§ **Directions for this task**
Write out the listing below without alteration, omitting its pictures.

§ **Supplied information**

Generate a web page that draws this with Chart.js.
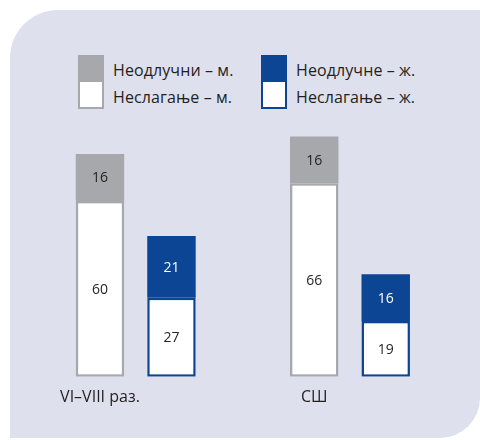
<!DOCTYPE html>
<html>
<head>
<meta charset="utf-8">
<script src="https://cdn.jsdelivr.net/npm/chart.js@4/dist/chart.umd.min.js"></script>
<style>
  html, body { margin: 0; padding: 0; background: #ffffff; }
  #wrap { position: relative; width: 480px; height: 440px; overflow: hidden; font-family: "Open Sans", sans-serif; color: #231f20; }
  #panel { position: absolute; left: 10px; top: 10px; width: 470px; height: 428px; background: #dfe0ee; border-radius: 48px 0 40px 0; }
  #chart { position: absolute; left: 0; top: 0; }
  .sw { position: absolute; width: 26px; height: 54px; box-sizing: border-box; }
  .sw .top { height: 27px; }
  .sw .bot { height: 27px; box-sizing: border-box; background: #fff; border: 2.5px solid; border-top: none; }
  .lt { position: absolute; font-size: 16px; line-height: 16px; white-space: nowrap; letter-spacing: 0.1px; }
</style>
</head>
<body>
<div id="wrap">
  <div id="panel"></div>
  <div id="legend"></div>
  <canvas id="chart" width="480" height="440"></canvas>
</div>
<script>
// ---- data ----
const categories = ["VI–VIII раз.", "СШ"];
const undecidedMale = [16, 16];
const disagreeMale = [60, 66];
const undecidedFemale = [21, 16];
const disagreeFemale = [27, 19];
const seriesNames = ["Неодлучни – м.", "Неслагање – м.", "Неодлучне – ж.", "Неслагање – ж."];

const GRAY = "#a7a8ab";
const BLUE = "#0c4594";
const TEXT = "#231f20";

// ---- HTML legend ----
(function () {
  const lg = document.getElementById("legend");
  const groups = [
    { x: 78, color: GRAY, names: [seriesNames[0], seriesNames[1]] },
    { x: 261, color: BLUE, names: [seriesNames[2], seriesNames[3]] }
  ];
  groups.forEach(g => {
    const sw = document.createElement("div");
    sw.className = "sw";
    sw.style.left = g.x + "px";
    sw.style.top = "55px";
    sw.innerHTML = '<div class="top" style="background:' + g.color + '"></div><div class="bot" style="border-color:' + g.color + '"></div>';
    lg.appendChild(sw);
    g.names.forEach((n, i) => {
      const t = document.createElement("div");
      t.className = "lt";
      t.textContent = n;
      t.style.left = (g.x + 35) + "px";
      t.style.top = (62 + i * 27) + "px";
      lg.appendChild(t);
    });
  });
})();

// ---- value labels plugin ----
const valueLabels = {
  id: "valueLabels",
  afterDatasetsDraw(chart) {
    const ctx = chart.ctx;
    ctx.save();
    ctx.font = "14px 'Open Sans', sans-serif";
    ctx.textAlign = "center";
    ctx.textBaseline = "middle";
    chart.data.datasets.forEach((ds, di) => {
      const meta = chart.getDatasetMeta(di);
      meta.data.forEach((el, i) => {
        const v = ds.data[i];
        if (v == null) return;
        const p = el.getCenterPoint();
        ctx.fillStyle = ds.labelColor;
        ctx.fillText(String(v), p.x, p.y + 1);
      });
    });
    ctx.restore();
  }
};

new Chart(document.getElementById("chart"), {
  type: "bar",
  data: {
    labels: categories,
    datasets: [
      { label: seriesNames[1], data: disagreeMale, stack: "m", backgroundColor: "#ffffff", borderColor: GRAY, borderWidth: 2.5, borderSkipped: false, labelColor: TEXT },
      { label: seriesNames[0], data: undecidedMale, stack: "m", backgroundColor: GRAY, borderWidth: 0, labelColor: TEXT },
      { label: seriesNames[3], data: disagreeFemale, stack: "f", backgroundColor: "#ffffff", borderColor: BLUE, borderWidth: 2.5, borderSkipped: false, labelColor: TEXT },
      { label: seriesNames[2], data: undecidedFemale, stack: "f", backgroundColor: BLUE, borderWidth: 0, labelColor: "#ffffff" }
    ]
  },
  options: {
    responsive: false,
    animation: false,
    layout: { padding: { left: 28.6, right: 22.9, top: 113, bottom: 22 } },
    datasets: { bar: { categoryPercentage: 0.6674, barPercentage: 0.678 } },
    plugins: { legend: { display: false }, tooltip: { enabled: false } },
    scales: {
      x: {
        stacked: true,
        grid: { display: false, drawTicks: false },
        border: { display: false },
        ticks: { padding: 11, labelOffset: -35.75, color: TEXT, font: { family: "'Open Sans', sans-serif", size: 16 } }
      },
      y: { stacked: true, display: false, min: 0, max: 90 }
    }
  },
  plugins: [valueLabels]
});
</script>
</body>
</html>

§ **Answer**
Generate a web page that draws this with Chart.js.
<!DOCTYPE html>
<html>
<head>
<meta charset="utf-8">
<script src="https://cdn.jsdelivr.net/npm/chart.js@4/dist/chart.umd.min.js"></script>
<style>
  html, body { margin: 0; padding: 0; background: #ffffff; }
  #wrap { position: relative; width: 480px; height: 440px; overflow: hidden; font-family: "Open Sans", sans-serif; color: #231f20; }
  #panel { position: absolute; left: 10px; top: 10px; width: 470px; height: 428px; background: #dfe0ee; border-radius: 48px 0 40px 0; }
  #chart { position: absolute; left: 0; top: 0; }
  .sw { position: absolute; width: 26px; height: 54px; box-sizing: border-box; }
  .sw .top { height: 27px; }
  .sw .bot { height: 27px; box-sizing: border-box; background: #fff; border: 2.5px solid; border-top: none; }
  .lt { position: absolute; font-size: 16px; line-height: 16px; white-space: nowrap; letter-spacing: 0.1px; }
</style>
</head>
<body>
<div id="wrap">
  <div id="panel"></div>
  <div id="legend"></div>
  <canvas id="chart" width="480" height="440"></canvas>
</div>
<script>
// ---- data ----
const categories = ["VI–VIII раз.", "СШ"];
const undecidedMale = [16, 16];
const disagreeMale = [60, 66];
const undecidedFemale = [21, 16];
const disagreeFemale = [27, 19];
const seriesNames = ["Неодлучни – м.", "Неслагање – м.", "Неодлучне – ж.", "Неслагање – ж."];

const GRAY = "#a7a8ab";
const BLUE = "#0c4594";
const TEXT = "#231f20";

// ---- HTML legend ----
(function () {
  const lg = document.getElementById("legend");
  const groups = [
    { x: 78, color: GRAY, names: [seriesNames[0], seriesNames[1]] },
    { x: 261, color: BLUE, names: [seriesNames[2], seriesNames[3]] }
  ];
  groups.forEach(g => {
    const sw = document.createElement("div");
    sw.className = "sw";
    sw.style.left = g.x + "px";
    sw.style.top = "55px";
    sw.innerHTML = '<div class="top" style="background:' + g.color + '"></div><div class="bot" style="border-color:' + g.color + '"></div>';
    lg.appendChild(sw);
    g.names.forEach((n, i) => {
      const t = document.createElement("div");
      t.className = "lt";
      t.textContent = n;
      t.style.left = (g.x + 35) + "px";
      t.style.top = (62 + i * 27) + "px";
      lg.appendChild(t);
    });
  });
})();

// ---- value labels plugin ----
const valueLabels = {
  id: "valueLabels",
  afterDatasetsDraw(chart) {
    const ctx = chart.ctx;
    ctx.save();
    ctx.font = "14px 'Open Sans', sans-serif";
    ctx.textAlign = "center";
    ctx.textBaseline = "middle";
    chart.data.datasets.forEach((ds, di) => {
      const meta = chart.getDatasetMeta(di);
      meta.data.forEach((el, i) => {
        const v = ds.data[i];
        if (v == null) return;
        const p = el.getCenterPoint();
        ctx.fillStyle = ds.labelColor;
        ctx.fillText(String(v), p.x, p.y + 1);
      });
    });
    ctx.restore();
  }
};

new Chart(document.getElementById("chart"), {
  type: "bar",
  data: {
    labels: categories,
    datasets: [
      { label: seriesNames[1], data: disagreeMale, stack: "m", backgroundColor: "#ffffff", borderColor: GRAY, borderWidth: 2.5, borderSkipped: false, labelColor: TEXT },
      { label: seriesNames[0], data: undecidedMale, stack: "m", backgroundColor: GRAY, borderWidth: 0, labelColor: TEXT },
      { label: seriesNames[3], data: disagreeFemale, stack: "f", backgroundColor: "#ffffff", borderColor: BLUE, borderWidth: 2.5, borderSkipped: false, labelColor: TEXT },
      { label: seriesNames[2], data: undecidedFemale, stack: "f", backgroundColor: BLUE, borderWidth: 0, labelColor: "#ffffff" }
    ]
  },
  options: {
    responsive: false,
    animation: false,
    layout: { padding: { left: 28.6, right: 22.9, top: 113, bottom: 22 } },
    datasets: { bar: { categoryPercentage: 0.6674, barPercentage: 0.678 } },
    plugins: { legend: { display: false }, tooltip: { enabled: false } },
    scales: {
      x: {
        stacked: true,
        grid: { display: false, drawTicks: false },
        border: { display: false },
        ticks: { padding: 11, labelOffset: -35.75, color: TEXT, font: { family: "'Open Sans', sans-serif", size: 16 } }
      },
      y: { stacked: true, display: false, min: 0, max: 90 }
    }
  },
  plugins: [valueLabels]
});
</script>
</body>
</html>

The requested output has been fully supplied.